◆ Task directions ◆
Extract the lines of the material below, beginning with the first and ending with the line that holds "42.4, 52.2, 2.4, 4.4, 62.2, 68.5, 0.3, 62.7, 3.5, 82.2]". Skip every picture.

◆ Information supplied ◆
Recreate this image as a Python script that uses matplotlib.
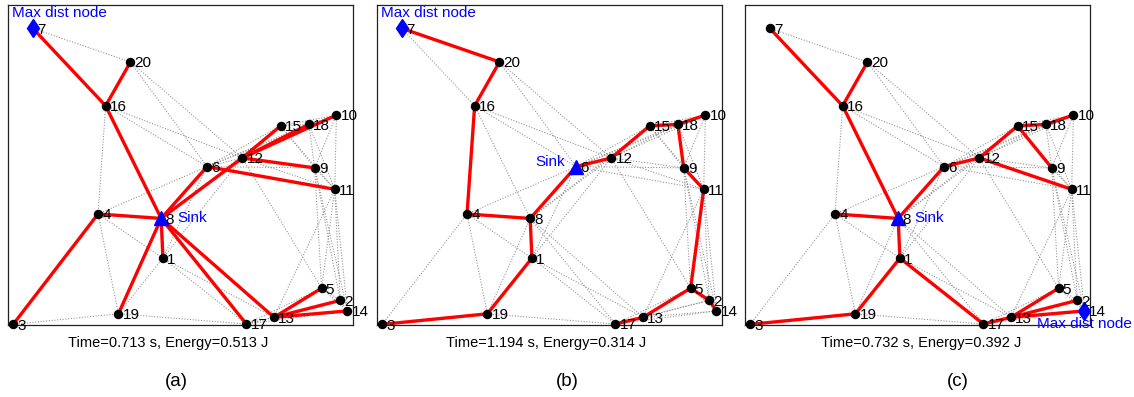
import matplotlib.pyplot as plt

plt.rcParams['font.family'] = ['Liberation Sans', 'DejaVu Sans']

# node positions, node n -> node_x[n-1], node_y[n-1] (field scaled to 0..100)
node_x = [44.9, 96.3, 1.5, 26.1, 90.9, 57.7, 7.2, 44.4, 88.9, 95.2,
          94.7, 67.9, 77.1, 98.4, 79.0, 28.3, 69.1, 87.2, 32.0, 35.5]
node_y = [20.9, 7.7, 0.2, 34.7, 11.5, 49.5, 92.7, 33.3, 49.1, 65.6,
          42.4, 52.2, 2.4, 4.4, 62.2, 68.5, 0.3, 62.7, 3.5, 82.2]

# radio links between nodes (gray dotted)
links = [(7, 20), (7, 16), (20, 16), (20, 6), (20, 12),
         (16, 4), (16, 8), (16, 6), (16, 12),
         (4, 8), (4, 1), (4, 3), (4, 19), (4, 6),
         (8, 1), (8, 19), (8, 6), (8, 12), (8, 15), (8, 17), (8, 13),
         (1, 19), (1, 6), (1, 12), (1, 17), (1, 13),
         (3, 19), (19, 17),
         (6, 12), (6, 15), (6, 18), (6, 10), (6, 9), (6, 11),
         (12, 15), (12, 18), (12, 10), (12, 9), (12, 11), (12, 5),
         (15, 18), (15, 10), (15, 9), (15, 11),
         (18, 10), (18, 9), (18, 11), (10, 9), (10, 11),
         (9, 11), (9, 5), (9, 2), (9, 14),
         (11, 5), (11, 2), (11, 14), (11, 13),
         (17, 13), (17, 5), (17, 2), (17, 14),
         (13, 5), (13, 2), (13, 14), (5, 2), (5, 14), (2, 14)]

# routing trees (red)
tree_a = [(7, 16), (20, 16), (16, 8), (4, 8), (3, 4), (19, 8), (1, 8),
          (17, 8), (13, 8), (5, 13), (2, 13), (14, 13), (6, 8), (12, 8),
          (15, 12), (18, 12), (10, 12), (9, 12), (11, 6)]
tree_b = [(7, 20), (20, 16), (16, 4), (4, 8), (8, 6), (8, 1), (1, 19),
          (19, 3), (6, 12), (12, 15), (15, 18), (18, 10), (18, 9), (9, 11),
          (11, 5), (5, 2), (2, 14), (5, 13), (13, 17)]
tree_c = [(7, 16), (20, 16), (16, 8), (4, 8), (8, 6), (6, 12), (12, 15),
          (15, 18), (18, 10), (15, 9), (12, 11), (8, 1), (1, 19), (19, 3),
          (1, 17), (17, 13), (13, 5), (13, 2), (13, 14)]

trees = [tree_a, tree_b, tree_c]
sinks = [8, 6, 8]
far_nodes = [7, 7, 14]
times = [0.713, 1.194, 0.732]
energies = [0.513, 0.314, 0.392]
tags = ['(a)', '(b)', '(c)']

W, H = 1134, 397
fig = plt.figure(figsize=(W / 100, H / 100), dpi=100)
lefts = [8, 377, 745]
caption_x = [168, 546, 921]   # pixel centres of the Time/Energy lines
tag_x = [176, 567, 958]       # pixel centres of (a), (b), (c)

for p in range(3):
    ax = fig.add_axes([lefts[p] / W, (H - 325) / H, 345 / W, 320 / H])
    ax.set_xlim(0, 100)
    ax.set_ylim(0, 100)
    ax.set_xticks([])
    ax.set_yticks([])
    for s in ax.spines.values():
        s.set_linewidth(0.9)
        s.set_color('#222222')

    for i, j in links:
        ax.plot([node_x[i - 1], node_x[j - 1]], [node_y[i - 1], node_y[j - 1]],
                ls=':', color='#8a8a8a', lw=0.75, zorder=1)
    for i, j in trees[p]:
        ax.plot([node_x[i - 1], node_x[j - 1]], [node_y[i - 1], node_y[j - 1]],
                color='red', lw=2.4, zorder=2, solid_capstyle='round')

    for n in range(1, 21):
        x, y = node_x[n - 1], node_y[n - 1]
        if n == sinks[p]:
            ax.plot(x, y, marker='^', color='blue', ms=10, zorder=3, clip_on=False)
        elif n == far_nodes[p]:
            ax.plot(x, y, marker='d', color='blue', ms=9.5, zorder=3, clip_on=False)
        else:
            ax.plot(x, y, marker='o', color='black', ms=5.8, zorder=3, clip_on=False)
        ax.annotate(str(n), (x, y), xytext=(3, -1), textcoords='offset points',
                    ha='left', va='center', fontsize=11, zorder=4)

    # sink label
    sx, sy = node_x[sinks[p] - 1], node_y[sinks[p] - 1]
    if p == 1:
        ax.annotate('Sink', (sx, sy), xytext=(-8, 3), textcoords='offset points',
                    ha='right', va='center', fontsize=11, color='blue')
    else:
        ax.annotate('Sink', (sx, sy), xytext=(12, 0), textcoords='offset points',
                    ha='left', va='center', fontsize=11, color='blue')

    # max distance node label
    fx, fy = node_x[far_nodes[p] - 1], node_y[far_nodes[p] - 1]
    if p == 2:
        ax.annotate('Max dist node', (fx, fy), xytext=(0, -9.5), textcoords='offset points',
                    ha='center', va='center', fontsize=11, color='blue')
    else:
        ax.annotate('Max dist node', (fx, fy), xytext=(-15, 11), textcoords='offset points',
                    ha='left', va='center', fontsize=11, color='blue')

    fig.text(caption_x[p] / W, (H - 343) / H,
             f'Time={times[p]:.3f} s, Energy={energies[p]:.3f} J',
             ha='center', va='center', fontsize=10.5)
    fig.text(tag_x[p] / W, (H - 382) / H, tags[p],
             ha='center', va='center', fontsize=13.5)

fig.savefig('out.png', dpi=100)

◆ The answer ◆
Recreate this image as a Python script that uses matplotlib.
import matplotlib.pyplot as plt

plt.rcParams['font.family'] = ['Liberation Sans', 'DejaVu Sans']

# node positions, node n -> node_x[n-1], node_y[n-1] (field scaled to 0..100)
node_x = [44.9, 96.3, 1.5, 26.1, 90.9, 57.7, 7.2, 44.4, 88.9, 95.2,
          94.7, 67.9, 77.1, 98.4, 79.0, 28.3, 69.1, 87.2, 32.0, 35.5]
node_y = [20.9, 7.7, 0.2, 34.7, 11.5, 49.5, 92.7, 33.3, 49.1, 65.6,
          42.4, 52.2, 2.4, 4.4, 62.2, 68.5, 0.3, 62.7, 3.5, 82.2]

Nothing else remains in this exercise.